Comment #8 posted by mai_bong_city on June 03, 2006 at 12:57:55 PT
says it way better than i can
This loathing choketh me, that we kings ourselves have become false, draped and disguised with the old faded pomp of our ancestors, show-pieces for the stupidest, the craftiest, and whosoever at present trafficketh for power.

Friedrich Nietzsche - 'Thus Spake Zarathustra'

[ Post Comment ]

 
Comment #7 posted by FoM on June 03, 2006 at 12:38:15 PT
LA Times: Dude, Where's My Loan?
Financial aid shouldn't be tied to a student's drug record.

June 3, 2006

College kids would be better off not taking drugs. They'd also be better off not drinking when they're underage, not driving drunk at any age and generally not doing illegal and dangerous things. Most people (except certain college kids) would agree this makes sense.

But a federal law that singles out drug violations from other kinds of lawbreaking for special discipline doesn't make any sense. A 1998 amendment to the Higher Education Act denies federal aid to students with drug convictions. That goes even for misdemeanor cases. But it doesn't affect those who commit, say, sexual assault, burglary or, for that matter, murder.

Snipped:

Complete Article: http://tinyurl.com/f5ecw

[ Post Comment ]

 
Comment #6 posted by Max Flowers on June 03, 2006 at 09:15:39 PT
mayan
Right again, buddy. Every day I think about all those innocent people who died horrible deaths for the sadistic whims of these war criminals. Oh boy, they are going to get theirs one day, and it is going to be wonderful to behold. There is no statute of limitations on their crimes, jurisdiction is universal, and heads of state do not have immunity... their time will come...

[ Post Comment ]
 
Comment #5 posted by Toker00 on June 03, 2006 at 06:51:18 PT
afterburner
The SS. Satans Servants.

Toke.

[ Post Comment ]

 
Comment #4 posted by afterburner on June 03, 2006 at 05:39:07 PT
''the most dangerous man in Congress''
Look in the mirror, Sensenbrenner!

Or is it Souder?

[ Post Comment ]

 
Comment #3 posted by mayan on June 03, 2006 at 05:31:39 PT
Punks
It's time to stop being intimidated by these punks and spit right in their faces!

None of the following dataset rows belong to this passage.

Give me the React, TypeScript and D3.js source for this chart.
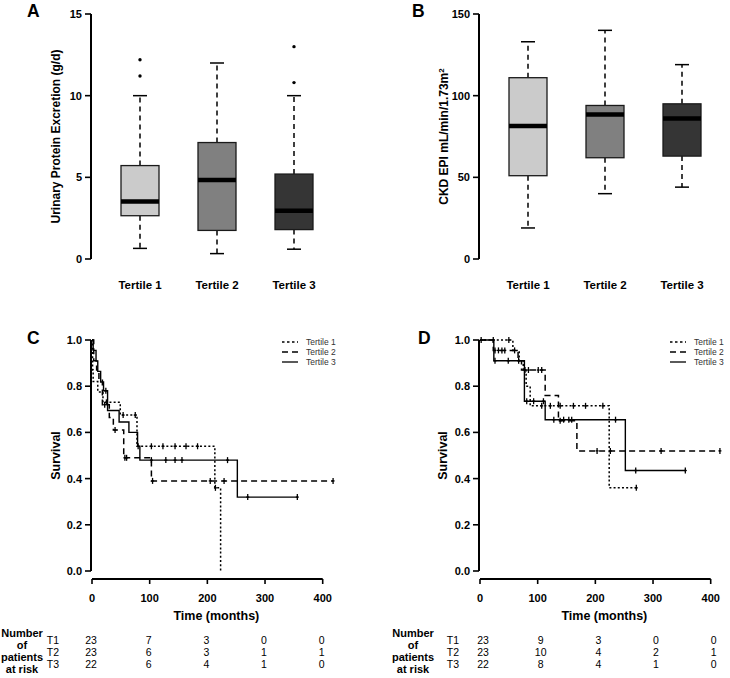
import React from "react";
import * as d3 from "d3";

// ---------- Box plot data ----------
const tertiles = ["Tertile 1", "Tertile 2", "Tertile 3"];
const boxFills = ["#cbcbcb", "#808080", "#353535"];

const upeLow = [0.65, 0.33, 0.6];
const upeQ1 = [2.65, 1.75, 1.8];
const upeMedian = [3.52, 4.84, 2.95];
const upeQ3 = [5.72, 7.13, 5.2];
const upeHigh = [10, 12, 10];
const upeOutliers = [[11.2, 12.2], [], [10.8, 13]];
const upeTicks = [0, 5, 10, 15];

const egfrLow = [19, 40, 44];
const egfrQ1 = [51, 62, 63];
const egfrMedian = [81.5, 88.5, 86];
const egfrQ3 = [111, 94, 95];
const egfrHigh = [133, 140, 119];
const egfrOutliers = [[], [], []];
const egfrTicks = [0, 50, 100, 150];

// ---------- Kaplan-Meier data ----------
const timeTicks = [0, 100, 200, 300, 400];
const survTicks = [0, 0.2, 0.4, 0.6, 0.8, 1.0];
const legendLabels = ["Tertile 1", "Tertile 2", "Tertile 3"];

const kmC_T1_times = [0, 1, 2, 10, 19, 49, 78, 213, 223];
const kmC_T1_surv = [1, 0.87, 0.82, 0.775, 0.73, 0.675, 0.54, 0.36, 0.0];
const kmC_T1_end = 223;
const kmC_T1_censor = [25, 54, 75, 80, 103, 123, 144, 163, 183, 214];

const kmC_T2_times = [0, 3, 8, 12, 18, 30, 37, 55, 103];
const kmC_T2_surv = [1, 0.91, 0.87, 0.83, 0.72, 0.665, 0.61, 0.49, 0.39];
const kmC_T2_end = 418;
const kmC_T2_censor = [22, 40, 57, 60, 105, 205, 229, 418];

const kmC_T3_times = [0, 2, 7, 10, 15, 20, 27, 47, 64, 79, 83, 252];
const kmC_T3_surv = [1, 0.955, 0.909, 0.864, 0.818, 0.78, 0.695, 0.645, 0.6, 0.54, 0.48, 0.32];
const kmC_T3_end = 356;
const kmC_T3_censor = [24, 103, 128, 144, 156, 235, 270, 356];

const kmD_T1_times = [0, 57, 68, 75, 80, 87, 224];
const kmD_T1_surv = [1, 0.955, 0.91, 0.87, 0.8, 0.715, 0.36];
const kmD_T1_end = 272;
const kmD_T1_censor = [50, 60, 107, 122, 139, 162, 183, 213, 271];

const kmD_T2_times = [0, 23, 66, 72, 113, 136, 168];
const kmD_T2_surv = [1, 0.955, 0.91, 0.87, 0.76, 0.65, 0.52];
const kmD_T2_end = 416;
const kmD_T2_censor = [26, 32, 38, 43, 78, 84, 101, 107, 139, 203, 226, 314, 416];

const kmD_T3_times = [0, 24, 77, 113, 252];
const kmD_T3_surv = [1, 0.91, 0.735, 0.655, 0.435];
const kmD_T3_end = 356;
const kmD_T3_censor = [2, 23, 26, 49, 67, 81, 93, 110, 128, 145, 154, 159, 235, 270, 356];

// ---------- Risk tables ----------
const riskRowLabels = ["T1", "T2", "T3"];
const riskC_T1 = [23, 7, 3, 0, 0];
const riskC_T2 = [23, 6, 3, 1, 1];
const riskC_T3 = [22, 6, 4, 1, 0];
const riskD_T1 = [23, 9, 3, 0, 0];
const riskD_T2 = [23, 10, 4, 2, 1];
const riskD_T3 = [22, 8, 4, 1, 0];
const riskHeader = ["Number", "of", "patients", "at risk"];

const FONT = "'Liberation Sans', Arial, Helvetica, sans-serif";
const lineDash = ["2,2.2", "6,4", null];

type BoxProps = {
  x0: number;
  letter: string;
  letterX: number;
  ylabel: React.ReactNode;
  ylabelX: number;
  max: number;
  ticks: number[];
  low: number[];
  q1: number[];
  med: number[];
  q3: number[];
  high: number[];
  outliers: number[][];
};

function BoxPanel(p: BoxProps) {
  const y = d3.scaleLinear().domain([0, p.max]).range([259, 14]);
  const x = d3.scalePoint<string>().domain(tertiles).range([p.x0 + 49, p.x0 + 203]);
  const bw = 38;
  const cw = 14;
  return (
    <g>
      <text x={p.letterX} y={17} fontFamily={FONT} fontWeight="bold" fontSize={17.5}>
        {p.letter}
      </text>
      <line x1={p.x0} x2={p.x0} y1={y(p.max)} y2={y(0)} stroke="#000" strokeWidth={2} />
      {p.ticks.map((t) => (
        <g key={t}>
          <line x1={p.x0 - 6} x2={p.x0} y1={y(t)} y2={y(t)} stroke="#000" strokeWidth={1.6} />
          <text x={p.x0 - 9} y={y(t) + 4} textAnchor="end" fontFamily={FONT} fontWeight="bold" fontSize={11}>
            {t}
          </text>
        </g>
      ))}
      <text
        transform={`translate(${p.ylabelX},${136.5}) rotate(-90)`}
        textAnchor="middle"
        fontFamily={FONT}
        fontWeight="bold"
        fontSize={12}
      >
        {p.ylabel}
      </text>
      {tertiles.map((t, i) => {
        const cx = x(t)!;
        return (
          <g key={t}>
            <line x1={cx} x2={cx} y1={y(p.q3[i])} y2={y(p.high[i])} stroke="#000" strokeWidth={1.5} strokeDasharray="5,4" />
            <line x1={cx} x2={cx} y1={y(p.q1[i])} y2={y(p.low[i])} stroke="#000" strokeWidth={1.5} strokeDasharray="5,4" />
            <line x1={cx - cw / 2} x2={cx + cw / 2} y1={y(p.high[i])} y2={y(p.high[i])} stroke="#000" strokeWidth={1.5} />
            <line x1={cx - cw / 2} x2={cx + cw / 2} y1={y(p.low[i])} y2={y(p.low[i])} stroke="#000" strokeWidth={1.5} />
            <rect
              x={cx - bw / 2}
              y={y(p.q3[i])}
              width={bw}
              height={y(p.q1[i]) - y(p.q3[i])}
              fill={boxFills[i]}
              stroke="#1a1a1a"
              strokeWidth={1.3}
            />
            <line x1={cx - bw / 2} x2={cx + bw / 2} y1={y(p.med[i])} y2={y(p.med[i])} stroke="#000" strokeWidth={4.5} />
            {p.outliers[i].map((o, k) => (
              <circle key={k} cx={cx} cy={y(o)} r={1.7} fill="#000" />
            ))}
            <text x={cx} y={289} textAnchor="middle" fontFamily={FONT} fontWeight="bold" fontSize={11.5}>
              {t}
            </text>
          </g>
        );
      })}
    </g>
  );
}

type Series = { times: number[]; surv: number[]; end: number; censor: number[] };

type KMProps = {
  x0: number;
  letter: string;
  letterX: number;
  ylabelX: number;
  series: Series[];
  legendX: number;
  risk: number[][];
  tableOffset: number;
  numberX: number;
  rowLabelX: number;
};

function KMPanel(p: KMProps) {
  const x = d3.scaleLinear().domain([0, 400]).range([p.x0, p.x0 + 230.7]);
  const y = d3.scaleLinear().domain([0, 1]).range([571, 340]);
  const axX = p.x0 - 1;
  const axY = 579;
  const line = d3
    .line<[number, number]>()
    .x((d) => x(d[0]))
    .y((d) => y(d[1]))
    .curve(d3.curveStepAfter);
  const survAt = (s: Series, t: number) => {
    let v = s.surv[0];
    for (let i = 0; i < s.times.length; i++) if (s.times[i] <= t) v = s.surv[i];
    return v;
  };
  return (
    <g>
      <text x={p.letterX} y={344} fontFamily={FONT} fontWeight="bold" fontSize={17.5}>
        {p.letter}
      </text>
      {/* y axis */}
      <line x1={axX} x2={axX} y1={y(1)} y2={y(0)} stroke="#000" strokeWidth={2} />
      {survTicks.map((t) => (
        <g key={t}>
          <line x1={axX - 6} x2={axX} y1={y(t)} y2={y(t)} stroke="#000" strokeWidth={1.6} />
          <text x={axX - 9} y={y(t) + 4} textAnchor="end" fontFamily={FONT} fontWeight="bold" fontSize={11}>
            {t.toFixed(1)}
          </text>
        </g>
      ))}
      <text
        transform={`translate(${p.ylabelX},${455.5}) rotate(-90)`}
        textAnchor="middle"
        fontFamily={FONT}
        fontWeight="bold"
        fontSize={12.5}
      >
        Survival
      </text>
      {/* x axis */}
      <line x1={x(0)} x2={x(400)} y1={axY} y2={axY} stroke="#000" strokeWidth={2} />
      {timeTicks.map((t) => (
        <g key={t}>
          <line x1={x(t)} x2={x(t)} y1={axY} y2={axY + 5} stroke="#000" strokeWidth={1.6} />
          <text x={x(t)} y={601.5} textAnchor="middle" fontFamily={FONT} fontWeight="bold" fontSize={11}>
            {t}
          </text>
        </g>
      ))}
      <text x={x(200) + 9} y={619.5} textAnchor="middle" fontFamily={FONT} fontWeight="bold" fontSize={12.5}>
        Time (months)
      </text>
      {/* curves */}
      {p.series.map((s, i) => {
        const pts: [number, number][] = s.times.map((t, k) => [t, s.surv[k]] as [number, number]);
        pts.push([s.end, s.surv[s.surv.length - 1]]);
        return (
          <g key={i}>
            <path
              d={line(pts) || ""}
              fill="none"
              stroke="#000"
              strokeWidth={i === 2 ? 1.4 : 1.5}
              strokeDasharray={lineDash[i] || undefined}
            />
            {s.censor.map((c, k) => {
              const v = survAt(s, c);
              return (
                <g key={k}>
                  <line x1={x(c)} x2={x(c)} y1={y(v) - 3} y2={y(v) + 3} stroke="#000" strokeWidth={1.3} />
                  <line x1={x(c) - 1.5} x2={x(c) + 1.5} y1={y(v)} y2={y(v)} stroke="#000" strokeWidth={1.3} />
                </g>
              );
            })}
          </g>
        );
      })}
      {/* legend */}
      {legendLabels.map((l, i) => (
        <g key={l}>
          <line
            x1={p.legendX}
            x2={p.legendX + 16}
            y1={342 + i * 10}
            y2={342 + i * 10}
            stroke="#000"
            strokeWidth={1.3}
            strokeDasharray={i === 0 ? "2.5,2.5" : i === 1 ? "6,4" : undefined}
          />
          <text x={p.legendX + 24} y={345 + i * 10} fontFamily={FONT} fontSize={8.5} fill="#333">
            {l}
          </text>
        </g>
      ))}
      {/* risk table */}
      {riskHeader.map((h, i) => (
        <text
          key={h}
          x={p.numberX}
          y={[637, 648.5, 660.5, 672.5][i]}
          textAnchor="middle"
          fontFamily={FONT}
          fontWeight="bold"
          fontSize={11}
        >
          {h}
        </text>
      ))}
      {riskRowLabels.map((r, i) => (
        <g key={r}>
          <text x={p.rowLabelX} y={644 + i * 12} textAnchor="middle" fontFamily={FONT} fontSize={10.5}>
            {r}
          </text>
          {p.risk[i].map((v, k) => (
            <text
              key={k}
              x={x(timeTicks[k]) + p.tableOffset}
              y={644 + i * 12}
              textAnchor="middle"
              fontFamily={FONT}
              fontSize={10.5}
            >
              {v}
            </text>
          ))}
        </g>
      ))}
    </g>
  );
}

export default function App() {
  const seriesC: Series[] = [
    { times: kmC_T1_times, surv: kmC_T1_surv, end: kmC_T1_end, censor: kmC_T1_censor },
    { times: kmC_T2_times, surv: kmC_T2_surv, end: kmC_T2_end, censor: kmC_T2_censor },
    { times: kmC_T3_times, surv: kmC_T3_surv, end: kmC_T3_end, censor: kmC_T3_censor },
  ];
  const seriesD: Series[] = [
    { times: kmD_T1_times, surv: kmD_T1_surv, end: kmD_T1_end, censor: kmD_T1_censor },
    { times: kmD_T2_times, surv: kmD_T2_surv, end: kmD_T2_end, censor: kmD_T2_censor },
    { times: kmD_T3_times, surv: kmD_T3_surv, end: kmD_T3_end, censor: kmD_T3_censor },
  ];
  return (
    <svg
      width={730}
      height={678}
      style={{ position: "absolute", left: 0, top: 0, background: "#fff" }}
    >
      <rect width={730} height={678} fill="#fff" />
      <BoxPanel
        x0={91}
        letter="A"
        letterX={27}
        ylabel="Urinary Protein Excretion (g/d)"
        ylabelX={60}
        max={15}
        ticks={upeTicks}
        low={upeLow}
        q1={upeQ1}
        med={upeMedian}
        q3={upeQ3}
        high={upeHigh}
        outliers={upeOutliers}
      />
      <BoxPanel
        x0={479}
        letter="B"
        letterX={412}
        ylabel={
          <>
            CKD EPI mL/min/1.73m<tspan fontSize={8} dy={-4}>2</tspan>
          </>
        }
        ylabelX={448}
        max={150}
        ticks={egfrTicks}
        low={egfrLow}
        q1={egfrQ1}
        med={egfrMedian}
        q3={egfrQ3}
        high={egfrHigh}
        outliers={egfrOutliers}
      />
      <KMPanel
        x0={92}
        letter="C"
        letterX={27}
        ylabelX={60}
        series={seriesC}
        legendX={282}
        risk={[riskC_T1, riskC_T2, riskC_T3]}
        tableOffset={-1}
        numberX={22}
        rowLabelX={53}
      />
      <KMPanel
        x0={480}
        letter="D"
        letterX={418}
        ylabelX={447}
        series={seriesD}
        legendX={670}
        risk={[riskD_T1, riskD_T2, riskD_T3]}
        tableOffset={3}
        numberX={413}
        rowLabelX={453}
      />
    </svg>
  );
}
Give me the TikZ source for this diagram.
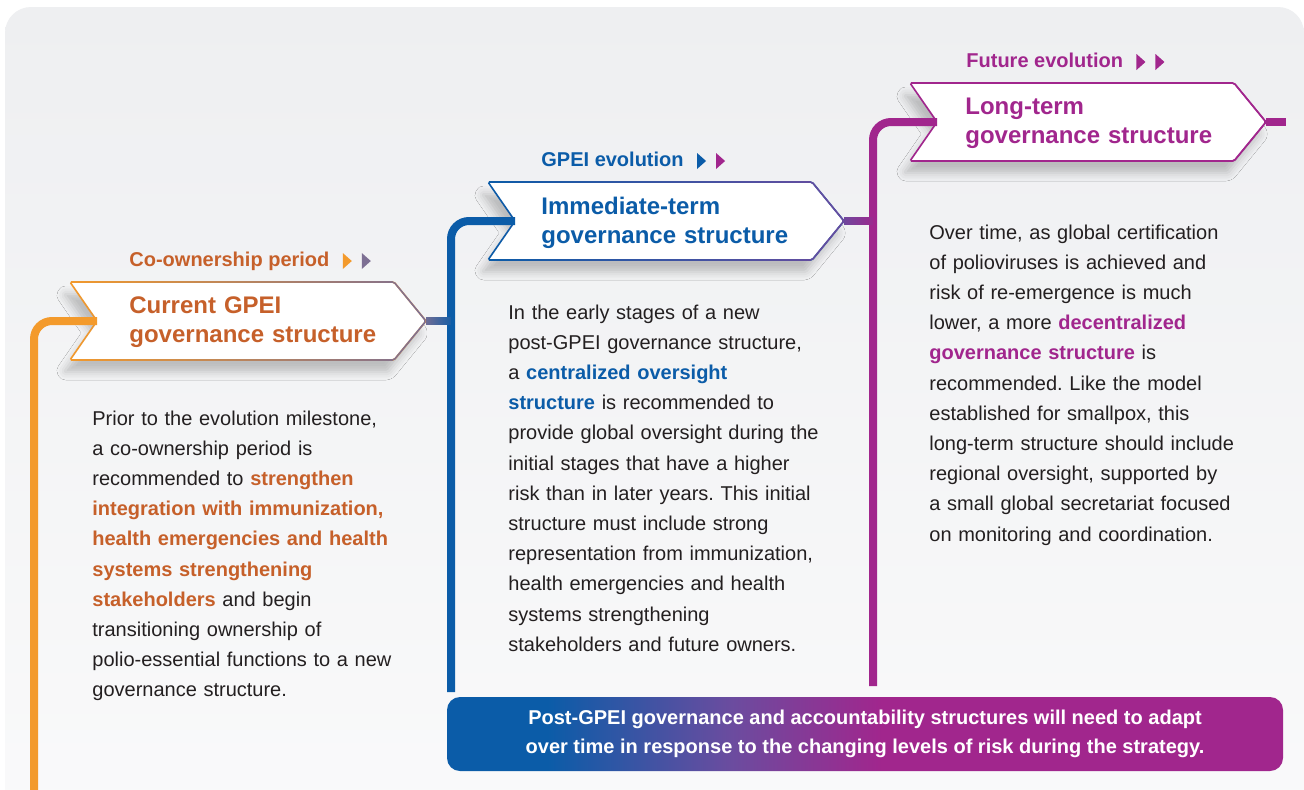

We're not gonna' take it! Never did and never will!!!

Gagged librarians break silence on Patriot Act: http://www.rawstory.com/news/2006/Gagged_librarians_break_silence_on_Patriot_0531.html

[ Post Comment ]

 
Comment #2 posted by mayan on June 03, 2006 at 03:28:01 PT
Thanks to the Inside Job!
If it wasn't for the 9/11 inside job there would be no Patriot Act,no wars for profit and no transfer of wealth.

The Patriot Act wasn't drawn up to protect us from foreign terrorists, it was meant to stifle dissent and civil liberties here at home. The real terrorists are in the government.

International 9/11 Truth Conference - Chicago, Illinois - June 2-4, 2006: http://mujca.com/chicago.htm

[ Post Comment ]

 
Comment #1 posted by E_Johnson on June 02, 2006 at 21:45:17 PT
The breast cancer issue could work for SAFER
Speaking of SAFER, women who drink alcohol increase their risk of getting breast cancer.

Just Google "alcohol breast cancer" and check it out.